::: AVAILABLE DATA

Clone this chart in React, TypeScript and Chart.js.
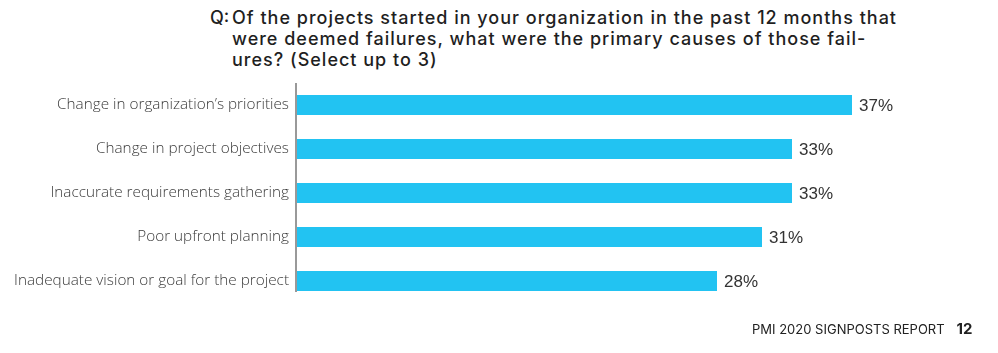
import React, { useEffect, useRef } from "react";
import { Chart, registerables } from "chart.js";

Chart.register(...registerables);

const categories = [
  "Change in organization’s priorities",
  "Change in project objectives",
  "Inaccurate requirements gathering",
  "Poor upfront planning",
  "Inadequate vision or goal for the project",
];
const values = [37, 33, 33, 31, 28];
const titleLines = [
  "Of the projects started in your organization in the past 12 months that",
  "were deemed failures, what were the primary causes of those fail-",
  "ures? (Select up to 3)",
];
const footerText = "PMI 2020 SIGNPOSTS REPORT";
const pageNumber = "12";

export default function App() {
  const ref = useRef<HTMLCanvasElement | null>(null);

  useEffect(() => {
    if (!ref.current) return;
    const labelPlugin = {
      id: "valueLabels",
      afterDatasetsDraw(chart: any) {
        const ctx = chart.ctx;
        const meta = chart.getDatasetMeta(0);
        ctx.save();
        ctx.font = "17px 'Liberation Sans', Arial, sans-serif";
        ctx.fillStyle = "#333333";
        ctx.textAlign = "left";
        ctx.textBaseline = "middle";
        meta.data.forEach((bar: any, i: number) => {
          ctx.fillText(values[i] + "%", bar.x + 7, bar.y + 1);
        });
        const last = meta.data[meta.data.length - 1];
        const first = meta.data[0];
        ctx.strokeStyle = "#555555";
        ctx.lineWidth = 1.2;
        ctx.beginPath();
        ctx.moveTo(chart.chartArea.left - 1, first.y - 22);
        ctx.lineTo(chart.chartArea.left - 1, last.y + 11);
        ctx.stroke();
        ctx.restore();
      },
    };
    const chart = new Chart(ref.current, {
      type: "bar",
      data: {
        labels: categories,
        datasets: [
          {
            data: values,
            backgroundColor: "#22C3F2",
            borderWidth: 0,
            categoryPercentage: 1,
            barPercentage: 0.45,
          },
        ],
      },
      options: {
        indexAxis: "y",
        animation: false,
        responsive: false,
        maintainAspectRatio: false,
        layout: { padding: { top: 83, bottom: 50, right: 101, left: 0 } },
        plugins: {
          legend: { display: false },
          tooltip: { enabled: false },
          title: { display: false },
        },
        scales: {
          x: {
            min: 0,
            max: 40,
            display: false,
          },
          y: {
            grid: { display: false, drawTicks: false },
            border: { display: false },
            ticks: {
              padding: 8,
              color: "#3a3a3a",
              font: { family: "'Open Sans', Lato, sans-serif", size: 15.3, weight: "300" as any },
            },
            afterFit(scale: any) {
              scale.width = 297;
            },
          },
        },
      },
      plugins: [labelPlugin],
    });
    return () => chart.destroy();
  }, []);

  return (
    <div style={{ position: "absolute", left: 0, top: 0, width: 998, height: 353, background: "#fff", overflow: "hidden" }}>
      <div
        style={{
          position: "absolute",
          left: 210,
          top: 7,
          width: 780,
          fontFamily: "Inter, 'Noto Sans', sans-serif",
          fontSize: 18,
          fontWeight: 500,
          lineHeight: "21px",
          color: "#1f1f1f",
          letterSpacing: "1px",
        }}
      >
        {titleLines.map((line, i) => (
          <div key={i} style={{ display: "flex", whiteSpace: "nowrap" }}>
            <span style={{ display: "inline-block", width: 22, letterSpacing: 0 }}>{i === 0 ? "Q:" : ""}</span>
            <span>{line}</span>
          </div>
        ))}
      </div>
      <canvas ref={ref} width={998} height={353} style={{ position: "absolute", left: 0, top: 0, width: 998, height: 353 }} />
      <div
        style={{
          position: "absolute",
          left: 752,
          top: 319,
          fontFamily: "Inter, 'Noto Sans', sans-serif",
          fontSize: 13,
          color: "#222",
          whiteSpace: "nowrap",
          display: "flex",
          alignItems: "baseline",
        }}
      >
        <span>{footerText}</span>
        <span style={{ fontWeight: 700, fontSize: 15, marginLeft: 12 }}>{pageNumber}</span>
      </div>
    </div>
  );
}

::::::

### WHAT NEEDS TO BE DONE
Copy all lines from the data that hold the word "React".

### THE RESULT
Clone this chart in React, TypeScript and Chart.js.
import React, { useEffect, useRef } from "react";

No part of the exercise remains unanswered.